Verena Wisthaler vom Zentrum für Migration und Diversität der Eurac findet im Koalitionsprogramm nicht viel überraschend Neues. Vor allem aber im Bereich der Integration ist es deutlich vorsichtiger formuliert als frühere Programme.

Tageszeitung: Frau Wisthaler, im aktuellen Koalitionsprogramm steht: „Das Sicherheitsgefühl der Bevölkerung hat aufgrund verschiedener Entwicklungen der letzten Jahre, insbesondere auch durch unkontrollierte Zuwanderung, gelitten.“ Wie ordnen Sie diese Aussage ein?
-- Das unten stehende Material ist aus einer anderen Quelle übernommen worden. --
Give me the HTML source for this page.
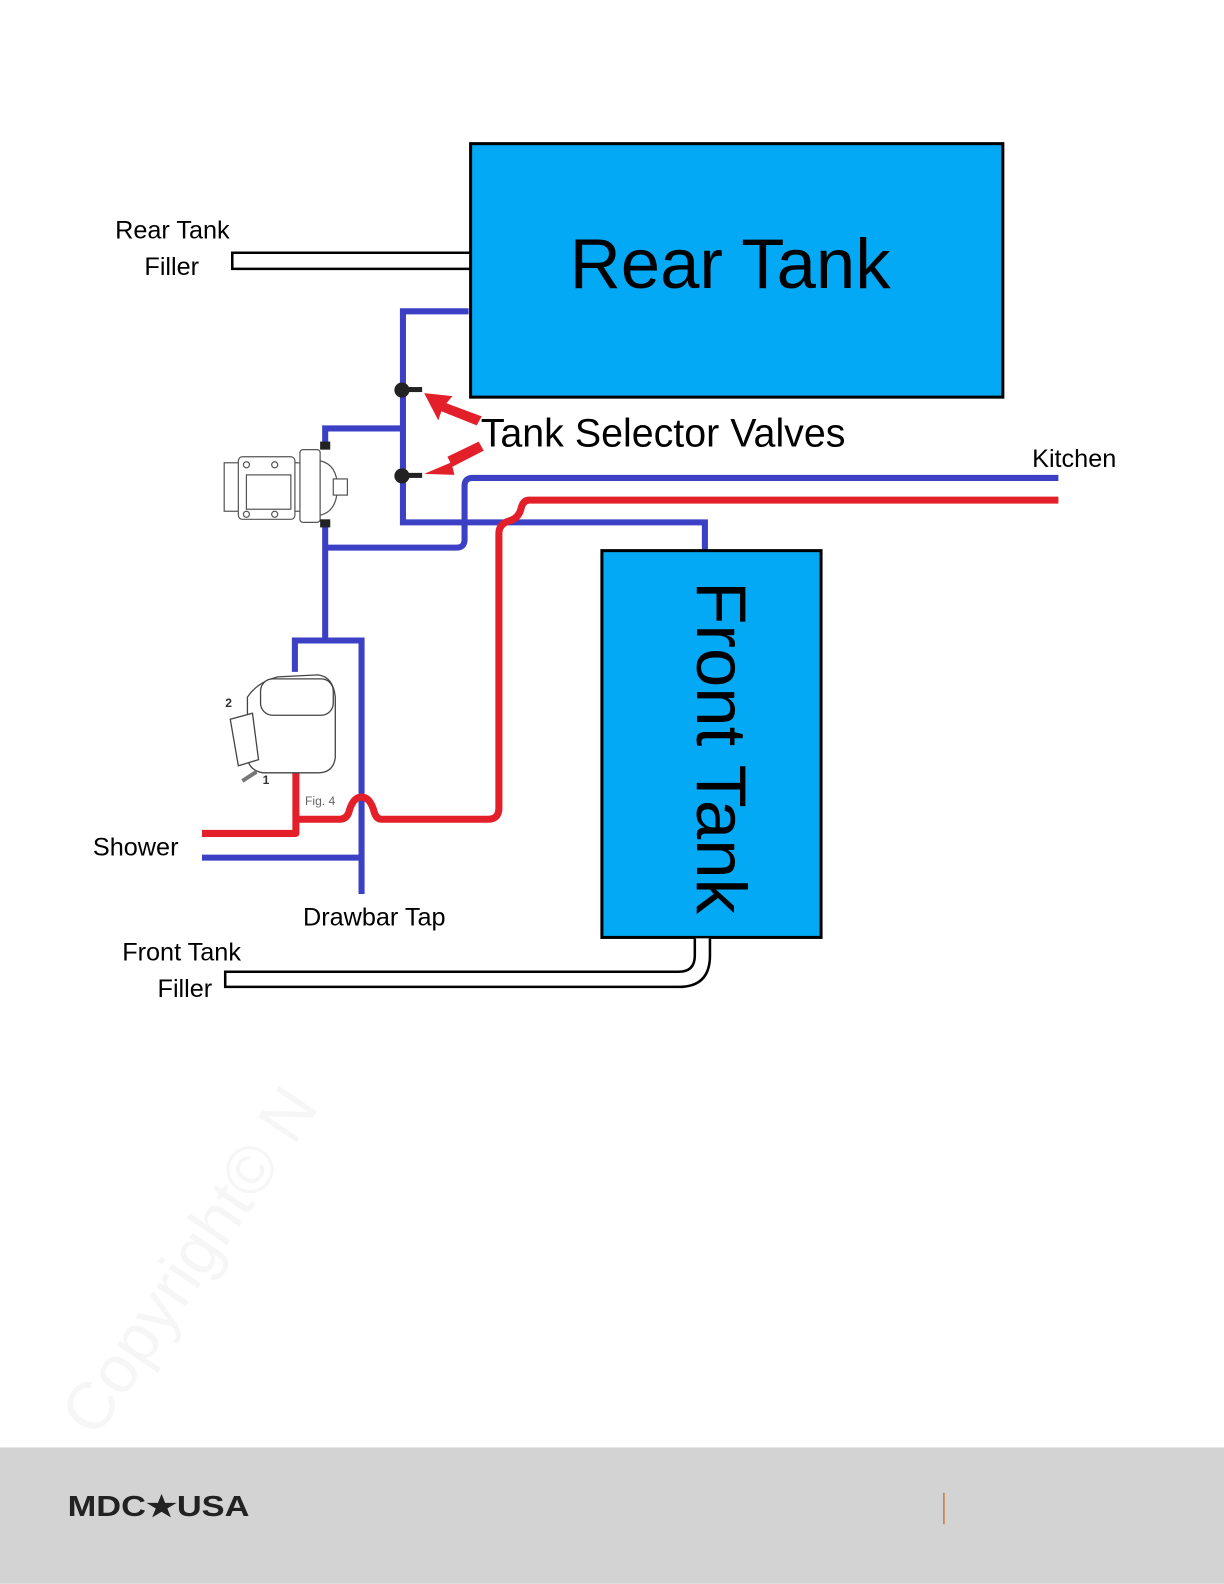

Verena Wisthaler: Die Aussage passt gut zu dem, was im Wahlkampf vermittelt wurde, dass es in Südtirol ein Sicherheitsproblem gibt. Aber gibt es das wirklich? Es gibt bestimmte Orte in zwei bis drei Städten, wo es immer wieder zu Momenten der Unsicherheit oder auch des Zusammentreffens von Faktoren kommt, die das Sicherheitsgefühl unterwandern. Aber allgemein würde ich nicht sagen, dass Südtirol ein Sicherheitsproblem hat. Im Programm ist dieser Punkt eng an die unkontrollierte Zuwanderung gebunden. Vor allem die Südtiroler Freiheit hat massiv mit Sicherheitsproblemen Wahlkampf gemacht und eben auch mit diesem Zusammenspiel. Es wird suggeriert, dass Südtirol ein Sicherheitsproblem aufgrund unkontrollierter Zuwanderung hat. Dem ist aber nicht so. Auch weil die Zuwanderung nicht ausschlaggebend ist für die Sicherheit. Zuwanderung hat viele Facetten und es gibt viele verschiedene Arten der Zuwanderung.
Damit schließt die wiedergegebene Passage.